2011: “Workload-aware Database Monitoring and Consolidation”

Conference: SIGMOD 2011


Carlo Curino, Evan P. C. Jones, Sam Madden, Hari Balakrishnan



In most enterprises, databases are deployed on dedicated database servers. Often, these servers are underutilized much of the time. For example, in traces from almost 200 production servers from different organizations, we see an average CPU utilization of less than 4%. This unused capacity can be harnessed to consolidate multiple databases on fewer machines, reducing hardware and operational costs. Virtual machine (VM) technology is one popular way to approach this problem. However, as we demonstrate in this paper, VMs fail to adequately support database consolidation, because databases place a unique and challenging set of demands on hardware resources, which are not well-suited to the assumptions made by VM-based consolidation.
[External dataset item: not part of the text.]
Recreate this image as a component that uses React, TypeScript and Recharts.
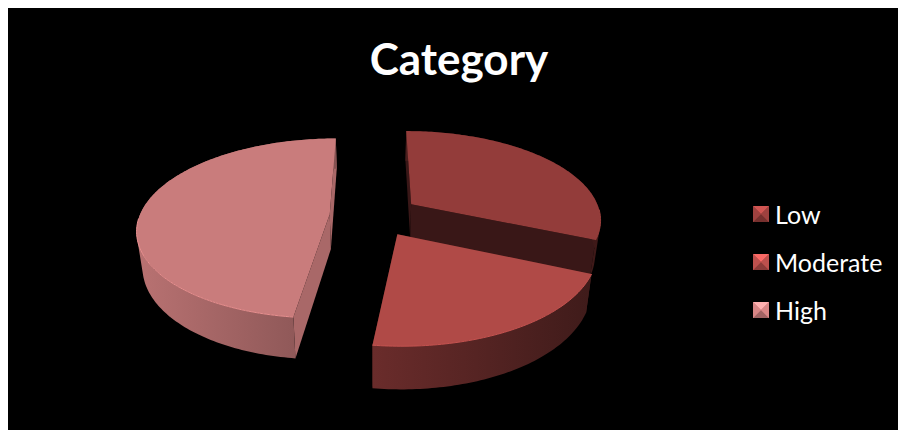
import React from 'react';
import { PieChart, Pie, Cell, Legend } from 'recharts';

const categories = ['Low', 'Moderate', 'High'];
const shares = [31.5, 20.5, 48];
const topColors = ['#933c3a', '#b04a47', '#c97c7c'];
const chartTitle = 'Category';

const rows = categories.map((name, i) => ({ name, value: shares[i] }));

// Brightness of the extruded faces relative to each slice's top colour.
const wallShades = [[0.5, 0.42], [0.6, 0.36], [0.92, 0.66]];
const cutShades = [0.39, 0.4, 0.84];
const rimShades = [1.06, 1.12, 1.15];

const TILT = 0.463;
const PERSPECTIVE = 0.157;
const EXPLODE = 0.236;
const DEPTH = 35;
const FLOOR_SCALE = 0.975;

const shade = (hex: string, f: number) => {
  const c = [1, 3, 5].map((p) => Math.min(255, Math.round(parseInt(hex.slice(p, p + 2), 16) * f)));
  return `rgb(${c[0]},${c[1]},${c[2]})`;
};

const toPath = (pts: number[][]) =>
  pts.map((p, i) => `${i ? 'L' : 'M'}${p[0].toFixed(2)} ${p[1].toFixed(2)}`).join('') + 'Z';

// Same winding for every quad, so overlapping wall pieces never cancel under nonzero fill.
const clockwise = (pts: number[][]) => {
  let area = 0;
  pts.forEach((p, i) => {
    const q = pts[(i + 1) % pts.length];
    area += p[0] * q[1] - q[0] * p[1];
  });
  return area < 0 ? [...pts].reverse() : pts;
};

// A pie slice in a tilted plane, pulled away from the centre and given a solid body.
function SolidSlice(props: any) {
  const { cx, cy, outerRadius, startAngle, endAngle, midAngle, fill, index } = props;
  const rad = Math.PI / 180;
  const mid = midAngle ?? (startAngle + endAngle) / 2;
  const ox = EXPLODE * Math.cos(mid * rad);
  const oy = -EXPLODE * Math.sin(mid * rad);

  const top = (u: number, v: number) => {
    const w = 1 - PERSPECTIVE * v;
    return [cx + (outerRadius * u) / w, cy + (outerRadius * TILT * v) / w];
  };
  const floor = (u: number, v: number) => {
    const w = 1 - PERSPECTIVE * v;
    const p = top(u, v);
    return [cx + (p[0] - cx) * FLOOR_SCALE, p[1] + DEPTH / w];
  };
  const steps = Math.max(2, Math.ceil(Math.abs(startAngle - endAngle)));
  const ring: number[][] = [];
  for (let s = 0; s <= steps; s++) {
    const a = (startAngle + ((endAngle - startAngle) * s) / steps) * rad;
    ring.push([ox + Math.cos(a), oy - Math.sin(a)]);
  }
  const apex = [ox, oy];
  const quadPts = (a: number[], b: number[]) =>
    clockwise([top(a[0], a[1]), top(b[0], b[1]), floor(b[0], b[1]), floor(a[0], a[1])]);
  const quad = (a: number[], b: number[]) => toPath(quadPts(a, b));

  const topOutline = [apex, ...ring].map((q) => top(q[0], q[1]));
  const wallPieces = ring.slice(1).map((q, i) => quad(ring[i], q)).join('');
  const xs = ring.flatMap((q) => [top(q[0], q[1])[0], floor(q[0], q[1])[0]]);
  const gradId = `wall-${index}`;
  const near = ring.filter((q) => q[1] - oy > 0.05).map((q) => top(q[0], q[1]));
  const cut = shade(fill, cutShades[index]);

  return (
    <g>
      <defs>
        <linearGradient
          id={gradId}
          gradientUnits="userSpaceOnUse"
          x1={Math.min(...xs)}
          x2={Math.max(...xs)}
          y1={0}
          y2={0}
        >
          <stop offset="0" stopColor={shade(fill, wallShades[index][0])} />
          <stop offset="1" stopColor={shade(fill, wallShades[index][1])} />
        </linearGradient>
      </defs>
      <path d={quad(apex, ring[0])} fill={cut} />
      <path d={quad(apex, ring[ring.length - 1])} fill={cut} />
      <path d={wallPieces} fill={`url(#${gradId})`} />
      <path d={toPath(topOutline)} fill={fill} />
      {near.length > 1 && (
        <path
          d={toPath(near).replace('Z', '')}
          fill="none"
          stroke={shade(fill, rimShades[index])}
          strokeWidth={1}
        />
      )}
    </g>
  );
}

// Bevelled square used as the legend key.
function BevelKey({ color }: { color: string }) {
  return (
    <svg width={16} height={16} style={{ display: 'block' }}>
      <rect width={16} height={16} fill={color} />
      <path d="M0 0L16 0L8 8Z" fill={shade(color, 1.42)} />
      <path d="M0 16L16 16L8 8Z" fill={shade(color, 0.8)} />
      <path d="M0 0L0 16L8 8Z" fill={shade(color, 1.08)} />
      <path d="M16 0L16 16L8 8Z" fill={shade(color, 1.08)} />
    </svg>
  );
}

function LegendList({ payload }: any) {
  return (
    <div>
      {(payload ?? []).map((entry: any) => (
        <div
          key={entry.value}
          style={{ display: 'flex', alignItems: 'center', height: 48, color: '#fff' }}
        >
          <BevelKey color={entry.color} />
          <span style={{ marginLeft: 6, fontFamily: 'Lato', fontSize: 25 }}>{entry.value}</span>
        </div>
      ))}
    </div>
  );
}

export default function App() {
  return (
    <div
      style={{
        position: 'absolute',
        left: 8,
        top: 8,
        width: 890,
        height: 422,
        background: '#000',
        overflow: 'hidden',
      }}
    >
      <PieChart
        width={890}
        height={422}
        margin={{ top: 0, right: 0, bottom: 0, left: 0 }}
      >
        <text
          x={451}
          y={67}
          textAnchor="middle"
          fill="#fff"
          fontFamily="Lato"
          fontWeight={700}
          fontSize={44}
        >
          {chartTitle}
        </text>
        <Pie
          data={rows}
          dataKey="value"
          nameKey="name"
          cx={366.4}
          cy={207.5}
          outerRadius={190}
          startAngle={90}
          endAngle={-270}
          paddingAngle={0}
          stroke="none"
          isAnimationActive={false}
          shape={SolidSlice}
        >
          {rows.map((row, i) => (
            <Cell key={row.name} fill={topColors[i]} />
          ))}
        </Pie>
        <Legend
          layout="vertical"
          align="right"
          verticalAlign="top"
          itemSorter={null}
          content={LegendList}
          wrapperStyle={{ left: 745, top: 182, width: 140, right: 'auto' }}
        />
      </PieChart>
    </div>
  );
}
Our system for database consolidation, named Kairos, uses novel techniques to measure the hardware requirements of database workloads, as well as models to predict the combined resource utilization of those workloads. We formalize the consolidation problem as a non-linear optimization program, aiming to minimize the number of servers and balance load, while achieving near-zero performance degradation. We compare Kairos against virtual machines, showing up to a factor of 12× higher throughput on a TPC-C-like benchmark. We also tested the effectiveness of our approach on real-world data collected from production servers at Wikia.com, Wikipedia, Second Life, and our institution, showing absolute consolidation ratios ranging between 5.5:1 and 17:1.


2011:Update Rewriting and Integrity Constraint Maintenance in a Schema Evolution Support System

Supporting legacy applications when the database schema evolves represents a long-standing challenge of practical and theoretical importance. Recent work has produced algorithms and systems that automate the process of data migration and query adaptation; however, the problems of evolving integrity constraints and supporting legacy updates under schema and integrity constraints evolution are significantly more difficult and have thus far remained unsolved. In this paper, we address this issue by introducing a formal evolution model for the database schema structure and its integrity constraints, and use it to derive update mapping techniques akin to the rewriting techniques used for queries. Thus, we (i) propose a new set of Integrity Constraints Modification Operators (ICMOs), (ii) characterize the impact on integrity constraints of structural schema changes, (iii) devise representations that enable the rewriting of updates, and (iv) develop a unified approach for query and update rewriting under constraints. We then describe the efficient implementation of these techniques provided by our PRISM++ system. The effectiveness of PRISM++ and its enabling technology has been verified on a testbed containing the evolution histories of several scientific databases and web information systems, including the Genetic DB Ensembl (410+ schema versions in 9 years), and Wikipedia (240+ schema versions in 6 years).